Given exercise
Omit all pictures, then retype the data exactly as given.

Material provided
■ ■ ■

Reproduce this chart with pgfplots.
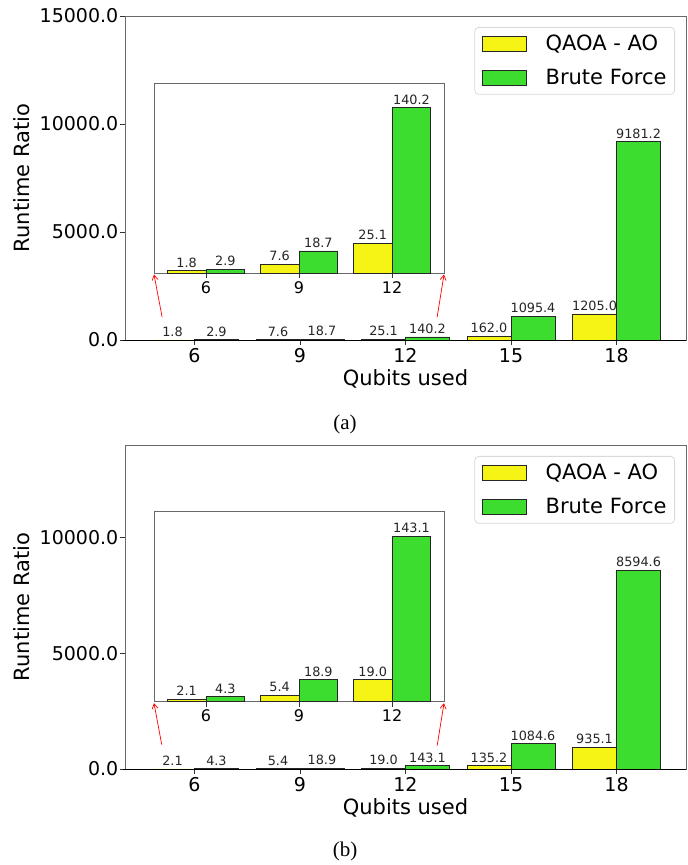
\documentclass[border=0pt]{standalone}
\usepackage{pgfplots}
\pgfplotsset{compat=1.18}
\usepackage{fontspec}
\setmainfont{DejaVu Sans}
\newfontfamily\capfont{Liberation Serif}
\usetikzlibrary{arrows.meta}
\definecolor{yel}{RGB}{246,244,20}
\definecolor{grn}{RGB}{61,221,48}
\definecolor{framec}{RGB}{105,105,105}

\pgfplotsset{
  barcommon/.style={
    scale only axis, anchor=south west, ymin=0,
    ybar, bar width=1.25,
    axis line style={framec, line width=0.9pt},
    tick align=outside, xtick pos=left, ytick pos=left,
    major tick length=5pt,
    tick style={black!80, line width=0.8pt},
    nodes near coords, point meta=explicit symbolic,
    every node near coord/.append style={font=\fontsize{12.8}{13}\selectfont, text=black!85, inner sep=3pt},
    clip=false, scaled y ticks=false, scaled x ticks=false,
  },
  yelbar/.style={fill=yel, draw=black!85, line width=0.9pt, bar shift=-0.625,
    legend image code/.code={\draw[sharp corners, fill=yel, draw=black!85, line width=0.9pt] (0pt,-7.5pt) rectangle (44pt,7.5pt);}},
  grnbar/.style={fill=grn, draw=black!85, line width=0.9pt, bar shift=0.625,
    legend image code/.code={\draw[sharp corners, fill=grn, draw=black!85, line width=0.9pt] (0pt,-7.5pt) rectangle (44pt,7.5pt);}},
  mainax/.style={
    barcommon,
    width=561pt, height=324pt,
    xmin=4.025, xmax=19.975,
    xtick={6,9,12,15,18}, xticklabels={6,9,12,15,18},
    xticklabel style={font=\fontsize{19}{19}\selectfont, inner sep=3pt},
    yticklabel style={font=\fontsize{19}{19}\selectfont, inner sep=1.5pt},
    xlabel={Qubits used}, ylabel={Runtime Ratio},
    every axis x label/.style={at={(axis description cs:0.5,-0.0895)}, anchor=north, inner sep=0pt, font=\fontsize{21}{21}\selectfont},
    every axis y label/.style={at={(axis description cs:-0.1836,0.5)}, rotate=90, anchor=center, inner sep=0pt, font=\fontsize{21}{21}\selectfont},
    legend style={at={(1,1)}, anchor=north east, xshift=-11pt, yshift=-11pt,
      draw=black!15, line width=0.8pt, rounded corners=4pt, fill=white,
      font=\fontsize{21}{21}\selectfont, inner xsep=7pt, inner ysep=7pt,
      row sep=15pt, column sep=18pt, nodes={inner sep=1pt, anchor=west}},
    legend cell align=left,
  },
  insax/.style={
    barcommon,
    width=290pt, height=190pt,
    xmin=4.325, xmax=13.675,
    ytick=\empty,
    xtick={6,9,12}, xticklabels={6,9,12},
    xticklabel style={font=\fontsize{16}{16}\selectfont, inner sep=3pt},
    axis background/.style={fill=white},
  },
}

\begin{document}
\begin{tikzpicture}
\path[use as bounding box] (0,0) rectangle (688pt,865pt);

% ---------- (a) main ----------
\begin{axis}[mainax, at={(125pt,525pt)}, ymax=15000,
  ytick={0,5000,10000,15000}, yticklabels={0.0,5000.0,10000.0,15000.0}]
\addplot[yelbar] coordinates {(6,1.8) [1.8] (9,7.6) [7.6] (12,25.1) [25.1] (15,162.0) [162.0] (18,1205.0) [1205.0]};
\addplot[grnbar] coordinates {(6,2.9) [2.9] (9,18.7) [18.7] (12,140.2) [140.2] (15,1095.4) [1095.4] (18,9181.2) [9181.2]};
\legend{QAOA - AO, Brute Force}
\draw[black, line width=0.9pt] (rel axis cs:-0.003,0) -- (rel axis cs:1,0);
\coordinate (a1) at (axis cs:5.08,1065);
\coordinate (a2) at (axis cs:12.9,1065);
\end{axis}

% ---------- (a) inset ----------
\begin{axis}[insax, name=insA, at={(154pt,592pt)}, ymax=161.2]
\addplot[yelbar] coordinates {(6,1.8) [1.8] (9,7.6) [7.6] (12,25.1) [25.1]};
\addplot[grnbar] coordinates {(6,2.9) [2.9] (9,18.7) [18.7] (12,140.2) [140.2]};
\end{axis}
\draw[red, line width=0.7pt, -{Straight Barb[length=5pt,width=6pt]}] (a1) -- ([yshift=-1.5pt]insA.south west);
\draw[red, line width=0.7pt, -{Straight Barb[length=5pt,width=6pt]}] (a2) -- ([yshift=-1.5pt]insA.south east);

\node[font=\capfont\fontsize{21}{22}\selectfont] at (345pt,441pt) {(a)};

% ---------- (b) main ----------
\begin{axis}[mainax, at={(125pt,96pt)}, ymax=14000,
  ytick={0,5000,10000}, yticklabels={0.0,5000.0,10000.0}]
\addplot[yelbar] coordinates {(6,2.1) [2.1] (9,5.4) [5.4] (12,19.0) [19.0] (15,135.2) [135.2] (18,935.1) [935.1]};
\addplot[grnbar] coordinates {(6,4.3) [4.3] (9,18.9) [18.9] (12,143.1) [143.1] (15,1084.6) [1084.6] (18,8594.6) [8594.6]};
\legend{QAOA - AO, Brute Force}
\draw[black, line width=0.9pt] (rel axis cs:-0.003,0) -- (rel axis cs:1,0);
\coordinate (b1) at (axis cs:5.07,1050);
\coordinate (b2) at (axis cs:12.9,1010);
\end{axis}

% ---------- (b) inset ----------
\begin{axis}[insax, name=insB, at={(154pt,163.3pt)}, ymax=164.6]
\addplot[yelbar] coordinates {(6,2.1) [2.1] (9,5.4) [5.4] (12,19.0) [19.0]};
\addplot[grnbar] coordinates {(6,4.3) [4.3] (9,18.9) [18.9] (12,143.1) [143.1]};
\end{axis}
\draw[red, line width=0.7pt, -{Straight Barb[length=5pt,width=6pt]}] (b1) -- ([yshift=-1.5pt]insB.south west);
\draw[red, line width=0.7pt, -{Straight Barb[length=5pt,width=6pt]}] (b2) -- ([yshift=-1.5pt]insB.south east);

\node[font=\capfont\fontsize{21}{22}\selectfont] at (345pt,14pt) {(b)};
\end{tikzpicture}
\end{document}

■ ■ ■

Reply to the exercise
Reproduce this chart with pgfplots.
\documentclass[border=0pt]{standalone}
\usepackage{pgfplots}
\pgfplotsset{compat=1.18}
\usepackage{fontspec}
\setmainfont{DejaVu Sans}
\newfontfamily\capfont{Liberation Serif}
\usetikzlibrary{arrows.meta}
\definecolor{yel}{RGB}{246,244,20}
\definecolor{grn}{RGB}{61,221,48}
\definecolor{framec}{RGB}{105,105,105}

\pgfplotsset{
  barcommon/.style={
    scale only axis, anchor=south west, ymin=0,
    ybar, bar width=1.25,
    axis line style={framec, line width=0.9pt},
    tick align=outside, xtick pos=left, ytick pos=left,
    major tick length=5pt,
    tick style={black!80, line width=0.8pt},
    nodes near coords, point meta=explicit symbolic,
    every node near coord/.append style={font=\fontsize{12.8}{13}\selectfont, text=black!85, inner sep=3pt},
    clip=false, scaled y ticks=false, scaled x ticks=false,
  },
  yelbar/.style={fill=yel, draw=black!85, line width=0.9pt, bar shift=-0.625,
    legend image code/.code={\draw[sharp corners, fill=yel, draw=black!85, line width=0.9pt] (0pt,-7.5pt) rectangle (44pt,7.5pt);}},
  grnbar/.style={fill=grn, draw=black!85, line width=0.9pt, bar shift=0.625,
    legend image code/.code={\draw[sharp corners, fill=grn, draw=black!85, line width=0.9pt] (0pt,-7.5pt) rectangle (44pt,7.5pt);}},
  mainax/.style={
    barcommon,
    width=561pt, height=324pt,
    xmin=4.025, xmax=19.975,
    xtick={6,9,12,15,18}, xticklabels={6,9,12,15,18},
    xticklabel style={font=\fontsize{19}{19}\selectfont, inner sep=3pt},
    yticklabel style={font=\fontsize{19}{19}\selectfont, inner sep=1.5pt},
    xlabel={Qubits used}, ylabel={Runtime Ratio},
    every axis x label/.style={at={(axis description cs:0.5,-0.0895)}, anchor=north, inner sep=0pt, font=\fontsize{21}{21}\selectfont},
    every axis y label/.style={at={(axis description cs:-0.1836,0.5)}, rotate=90, anchor=center, inner sep=0pt, font=\fontsize{21}{21}\selectfont},
    legend style={at={(1,1)}, anchor=north east, xshift=-11pt, yshift=-11pt,
      draw=black!15, line width=0.8pt, rounded corners=4pt, fill=white,
      font=\fontsize{21}{21}\selectfont, inner xsep=7pt, inner ysep=7pt,
      row sep=15pt, column sep=18pt, nodes={inner sep=1pt, anchor=west}},
    legend cell align=left,
  },
  insax/.style={
    barcommon,
    width=290pt, height=190pt,
    xmin=4.325, xmax=13.675,
    ytick=\empty,
    xtick={6,9,12}, xticklabels={6,9,12},
    xticklabel style={font=\fontsize{16}{16}\selectfont, inner sep=3pt},
    axis background/.style={fill=white},
  },
}

\begin{document}
\begin{tikzpicture}
\path[use as bounding box] (0,0) rectangle (688pt,865pt);

% ---------- (a) main ----------
\begin{axis}[mainax, at={(125pt,525pt)}, ymax=15000,
  ytick={0,5000,10000,15000}, yticklabels={0.0,5000.0,10000.0,15000.0}]
\addplot[yelbar] coordinates {(6,1.8) [1.8] (9,7.6) [7.6] (12,25.1) [25.1] (15,162.0) [162.0] (18,1205.0) [1205.0]};
\addplot[grnbar] coordinates {(6,2.9) [2.9] (9,18.7) [18.7] (12,140.2) [140.2] (15,1095.4) [1095.4] (18,9181.2) [9181.2]};
\legend{QAOA - AO, Brute Force}
\draw[black, line width=0.9pt] (rel axis cs:-0.003,0) -- (rel axis cs:1,0);
\coordinate (a1) at (axis cs:5.08,1065);
\coordinate (a2) at (axis cs:12.9,1065);
\end{axis}

% ---------- (a) inset ----------
\begin{axis}[insax, name=insA, at={(154pt,592pt)}, ymax=161.2]
\addplot[yelbar] coordinates {(6,1.8) [1.8] (9,7.6) [7.6] (12,25.1) [25.1]};
\addplot[grnbar] coordinates {(6,2.9) [2.9] (9,18.7) [18.7] (12,140.2) [140.2]};
\end{axis}
\draw[red, line width=0.7pt, -{Straight Barb[length=5pt,width=6pt]}] (a1) -- ([yshift=-1.5pt]insA.south west);
\draw[red, line width=0.7pt, -{Straight Barb[length=5pt,width=6pt]}] (a2) -- ([yshift=-1.5pt]insA.south east);

\node[font=\capfont\fontsize{21}{22}\selectfont] at (345pt,441pt) {(a)};

% ---------- (b) main ----------
\begin{axis}[mainax, at={(125pt,96pt)}, ymax=14000,
  ytick={0,5000,10000}, yticklabels={0.0,5000.0,10000.0}]
\addplot[yelbar] coordinates {(6,2.1) [2.1] (9,5.4) [5.4] (12,19.0) [19.0] (15,135.2) [135.2] (18,935.1) [935.1]};
\addplot[grnbar] coordinates {(6,4.3) [4.3] (9,18.9) [18.9] (12,143.1) [143.1] (15,1084.6) [1084.6] (18,8594.6) [8594.6]};
\legend{QAOA - AO, Brute Force}
\draw[black, line width=0.9pt] (rel axis cs:-0.003,0) -- (rel axis cs:1,0);
\coordinate (b1) at (axis cs:5.07,1050);
\coordinate (b2) at (axis cs:12.9,1010);
\end{axis}

% ---------- (b) inset ----------
\begin{axis}[insax, name=insB, at={(154pt,163.3pt)}, ymax=164.6]
\addplot[yelbar] coordinates {(6,2.1) [2.1] (9,5.4) [5.4] (12,19.0) [19.0]};
\addplot[grnbar] coordinates {(6,4.3) [4.3] (9,18.9) [18.9] (12,143.1) [143.1]};
\end{axis}
\draw[red, line width=0.7pt, -{Straight Barb[length=5pt,width=6pt]}] (b1) -- ([yshift=-1.5pt]insB.south west);
\draw[red, line width=0.7pt, -{Straight Barb[length=5pt,width=6pt]}] (b2) -- ([yshift=-1.5pt]insB.south east);

\node[font=\capfont\fontsize{21}{22}\selectfont] at (345pt,14pt) {(b)};
\end{tikzpicture}
\end{document}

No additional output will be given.